[Offer] I have a Papa Johns promo code for one free pizza! No sob stories I want some creativity!

That's unfortunate! I recently wrote a satire tutorial in a private sub-reddit. Hope you enjoy the read.

Let's face it: we all need money. And sadly, not all of us are attractive women who can sell themselves for money. So what can the rest of us do? Our morals and looks (and perhaps gender) prevent us from making it the one way, and we don't have enough guns or skills to be a pimp. There's only one more industry that is always hiring, doesn't require any kind of advanced degree, and is readily available in every metropolitan market. That's right, we're going to sell some dope.

Let me get a few things out of the way, first. We will no longer refer to it as "drug dealing." This implies a horrible, horrible connotation of drugs being something to be dealt. What do we deal: cards and crack. So you can see the man trying to equate drug use and selling to gambling, perhaps the most offensive means of acquiring money.

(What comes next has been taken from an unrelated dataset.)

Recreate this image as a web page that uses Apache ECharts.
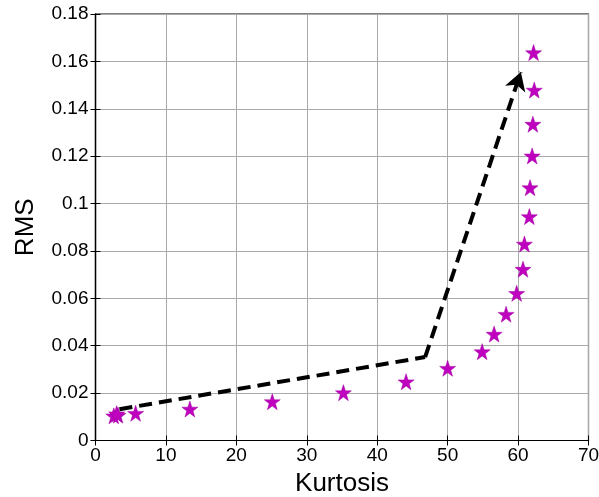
<!DOCTYPE html>
<html>
<head>
<meta charset="utf-8">
<script src="https://cdn.jsdelivr.net/npm/echarts@6/dist/echarts.min.js"></script>
<style>
  html, body { margin: 0; padding: 0; background: #fff; }
  #chart { width: 599px; height: 497px; }
</style>
</head>
<body>
<div id="chart"></div>
<script>
// Measured feature values: kurtosis vs RMS
const kurtosis = [2.6, 3.2, 3.0, 5.7, 13.4, 25.1, 35.2, 44.1, 50.0, 54.9, 56.6, 58.3, 59.8, 60.7, 60.9, 61.6, 61.7, 62.0, 62.1, 62.3, 62.2];
const rms      = [0.0104, 0.0107, 0.0113, 0.0115, 0.0133, 0.0164, 0.0202, 0.0248, 0.0305, 0.0375, 0.0449, 0.0533, 0.0621, 0.0723, 0.0829, 0.0945, 0.1067, 0.1201, 0.1335, 0.1479, 0.1637];

// Trend path (dashed arrow): start, knee, tip
const trendX = [3.4, 46.8, 60.4];
const trendY = [0.0132, 0.0352, 0.1555];

const xTicks = [0, 10, 20, 30, 40, 50, 60, 70];
const yTicks = [0, 0.02, 0.04, 0.06, 0.08, 0.1, 0.12, 0.14, 0.16, 0.18];

const STAR = 'path://M50,0 L61.8,35.1 L98.1,35.1 L68.8,56.7 L79.4,90.9 L50,70 L20.6,90.9 L31.2,56.7 L1.9,35.1 L38.2,35.1 Z';
const FONT = '"Liberation Sans", Arial, sans-serif';

const points = kurtosis.map((k, i) => [k, rms[i]]);

const dash = { color: '#000', width: 4, type: [13, 7], opacity: 1 };

const chart = echarts.init(document.getElementById('chart'), null, { renderer: 'canvas' });

const tickStyle = { inside: true, length: 5, lineStyle: { color: '#000', width: 1 } };

chart.setOption({
  animation: false,
  backgroundColor: '#fff',
  grid: { left: 95.5, right: 10.5, top: 14, bottom: 56.5, containLabel: false, outerBoundsMode: 'none',
    show: true, borderColor: '#000', borderWidth: 1.2 },
  xAxis: [{
    type: 'value', min: xTicks[0], max: xTicks[xTicks.length - 1], interval: 10,
    name: 'Kurtosis', nameLocation: 'middle', nameGap: 27,
    nameTextStyle: { fontFamily: FONT, fontSize: 26, color: '#000' },
    axisLine: { show: true, lineStyle: { color: '#000', width: 1.2 } },
    axisTick: tickStyle,
    axisLabel: { fontFamily: FONT, fontSize: 19, color: '#000', margin: 6 },
    splitLine: { show: true, lineStyle: { color: '#aaaaaa', width: 1 } }
  }, {
    type: 'value', position: 'top', min: xTicks[0], max: xTicks[xTicks.length - 1], interval: 10,
    axisLine: { show: true, lineStyle: { color: '#000', width: 1.2 } },
    axisTick: tickStyle, axisLabel: { show: false }, splitLine: { show: false }
  }],
  yAxis: [{
    type: 'value', min: yTicks[0], max: yTicks[yTicks.length - 1], interval: 0.02,
    name: 'RMS', nameLocation: 'middle', nameGap: 57, nameRotate: 90,
    nameTextStyle: { fontFamily: FONT, fontSize: 26, color: '#000' },
    axisLine: { show: true, lineStyle: { color: '#000', width: 1.2 } },
    axisTick: tickStyle,
    axisLabel: { fontFamily: FONT, fontSize: 19, color: '#000', margin: 7,
      formatter: v => String(parseFloat(v.toFixed(2))) },
    splitLine: { show: true, lineStyle: { color: '#aaaaaa', width: 1 } }
  }, {
    type: 'value', position: 'right', min: yTicks[0], max: yTicks[yTicks.length - 1], interval: 0.02,
    axisLine: { show: true, lineStyle: { color: '#000', width: 1.2 } },
    axisTick: tickStyle, axisLabel: { show: false }, splitLine: { show: false }
  }],
  series: [{
    type: 'scatter',
    data: points,
    symbol: STAR,
    symbolSize: 16,
    itemStyle: { color: '#BF00BF', borderColor: '#A000A0', borderWidth: 0.5, opacity: 1 },
    z: 3,
    markLine: {
      silent: true,
      animation: false,
      label: { show: false },
      lineStyle: dash,
      symbolSize: [16, 18],
      data: [
        [{ coord: [trendX[0], trendY[0]], symbol: 'none' }, { coord: [trendX[1], trendY[1]], symbol: 'none' }],
        [{ coord: [trendX[1], trendY[1]], symbol: 'none' }, { coord: [trendX[2], trendY[2]], symbol: 'arrow' }]
      ]
    }
  }]
});
</script>
</body>
</html>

It takes no hard work, and its not that fun when you lose. Instead, drugs should be equated to free-trade capitalism, in which an ambitious salesperson offers the benefits of his or her product, and hopes the customer agrees that said products value outweighs its cost. This is how business is run worldwide! So from now on, we will refer to this as "drug sales" or "drug distribution." We will refer to the so-called dealers as salespeople.

Anyone can be a salesperson, male or female, young or old. But it is important to target the right audience, and it is even more important to move about crowds in which you are a member. It is best to use common sense here: sell to the people who you are normally seen around. You wouldn't see George Bush anywhere near black people, so why would you assume that he'd stop by just for a 30 second chat? That looks suspicious, and its a good way to get caught by the man!

Right down to business. You will need the following items before even attempting the meteoric rise of a drug salesperson in the seedy underworld.

  • Gun
  • Supplier (person you buy wholesale from)
  • Drug House
  • Transportation
  • Startup funds, depending on what drug you want to sell (weed is the cheapest, huffing kittens the most expensive)

You may be fuckin squeamish about killing, or even shooting at someone. That is normal. That is what the crack whore is for. For a hit, you can practice threatening him or her, smack him or her around a bit, or even pistol whip him or her. This invaluable training will ensure you do not hesitate on the street. Drug users, especially cocaine users, have developed an extraordinary sense of smell which allows them to smell police, fear, and other drug salespeople. Until you have this sense, you must assume that you reek of cowardice and noobishness. Try flaring your nostrils and keeping your shit. Cokeheads do this, and that's what gives them their edge. The gun is also handy, however, because it will instantly make you feel braver, and stronger. And thanks to the resurgence of drug use, the materials needed to get going are more available than they were. This is really the perfect time to get into a career in sales.

Don't be confused: Trap Houses and Drug Houses are the same thing. Two schools of thought on this one: either move to the worst neighborhood that you can possibly find, because your competition will be too scared to come after you, or move to a really nice neighborhood, where the police are all being paid off already by some rich mogul, so you know they're corrupt. Its up to you, but if you plan on cooking meth, I'd go with the cheaper house. Meth labs explode all the time, and nothing is more embarrassing than blowing up your kitchen during the annual block party.

People often say its best to be inconspicuous, but this just isn't true. Police are smarter than ever now, and its likely that they will pass over the nice cars, because they assume that no salesperson is dumb enough to have such a flashy ride. Nowadays, they'll just assume you're a rap star or athlete they haven't heard if you're a guy, and a really good escort if you're a woman. Neither is on their short list of people to harass, believe me.

The SUV will also give you ample space in which to store your drugs and drug accessories, and for some reason, no one gives citations for SUVs with tinted windows. Also, and this is vital, the windows are so high off the ground, people can't look in and see the drugs on your backseat. For people who are 'down', the nice ride will tell them, "Hey, this person is a successful drug salesperson." This is like free advertising for you! Finally, big SUVs look cool, and they seem to proclaim, "Screw rising oil prices, I'm *ing rich, **!" ...........

First and foremost, its untaxed. That's right, you are not required to pay taxes on your drug money, unless you live in the United States. (It is only taxable there if the feds find out, and they aren't going to find out are they?) This saves you upwards of 40% of your income! Also, despite allegations to the contrary, drug money is no more dirty than regular money. Unless it has blood stains, its just fine. Do not launder your money, because that is just a metaphor. Laundering money will make the ink run, thus washing it with whites is strongly discouraged.